Dataset section:

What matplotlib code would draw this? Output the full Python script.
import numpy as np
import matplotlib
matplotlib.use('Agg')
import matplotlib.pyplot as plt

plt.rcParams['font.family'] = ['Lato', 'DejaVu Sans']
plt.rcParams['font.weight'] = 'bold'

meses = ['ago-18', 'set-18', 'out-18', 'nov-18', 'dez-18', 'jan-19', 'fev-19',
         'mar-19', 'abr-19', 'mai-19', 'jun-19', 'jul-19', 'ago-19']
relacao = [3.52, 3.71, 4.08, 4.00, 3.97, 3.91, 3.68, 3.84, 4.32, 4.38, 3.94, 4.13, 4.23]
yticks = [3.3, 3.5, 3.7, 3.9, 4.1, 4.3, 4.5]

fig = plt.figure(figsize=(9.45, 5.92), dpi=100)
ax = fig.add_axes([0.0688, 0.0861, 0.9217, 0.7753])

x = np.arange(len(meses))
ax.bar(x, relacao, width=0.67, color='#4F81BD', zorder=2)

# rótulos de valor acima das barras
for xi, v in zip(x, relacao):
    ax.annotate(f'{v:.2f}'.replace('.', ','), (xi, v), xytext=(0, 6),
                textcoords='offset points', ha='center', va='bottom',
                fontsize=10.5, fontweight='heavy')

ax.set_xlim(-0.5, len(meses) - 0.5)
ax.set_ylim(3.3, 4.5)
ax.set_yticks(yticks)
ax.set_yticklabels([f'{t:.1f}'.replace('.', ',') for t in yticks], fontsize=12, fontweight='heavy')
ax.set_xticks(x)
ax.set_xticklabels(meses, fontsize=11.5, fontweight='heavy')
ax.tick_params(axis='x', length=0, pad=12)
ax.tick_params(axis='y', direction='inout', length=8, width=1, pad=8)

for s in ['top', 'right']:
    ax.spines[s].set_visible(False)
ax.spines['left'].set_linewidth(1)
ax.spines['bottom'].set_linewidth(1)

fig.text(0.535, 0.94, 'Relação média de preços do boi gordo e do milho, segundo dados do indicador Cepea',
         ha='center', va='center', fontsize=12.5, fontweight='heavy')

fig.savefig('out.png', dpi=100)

To do: Print only the lines that run from the start of the listing to the line bearing "ax.bar(x, relacao, width=0.67, color='#4F81BD', zorder=2)"; please keep the first line and that last one, exactly as they appear.

Answer to the task:
What matplotlib code would draw this? Output the full Python script.
import numpy as np
import matplotlib
matplotlib.use('Agg')
import matplotlib.pyplot as plt

plt.rcParams['font.family'] = ['Lato', 'DejaVu Sans']
plt.rcParams['font.weight'] = 'bold'

meses = ['ago-18', 'set-18', 'out-18', 'nov-18', 'dez-18', 'jan-19', 'fev-19',
         'mar-19', 'abr-19', 'mai-19', 'jun-19', 'jul-19', 'ago-19']
relacao = [3.52, 3.71, 4.08, 4.00, 3.97, 3.91, 3.68, 3.84, 4.32, 4.38, 3.94, 4.13, 4.23]
yticks = [3.3, 3.5, 3.7, 3.9, 4.1, 4.3, 4.5]

fig = plt.figure(figsize=(9.45, 5.92), dpi=100)
ax = fig.add_axes([0.0688, 0.0861, 0.9217, 0.7753])

x = np.arange(len(meses))
ax.bar(x, relacao, width=0.67, color='#4F81BD', zorder=2)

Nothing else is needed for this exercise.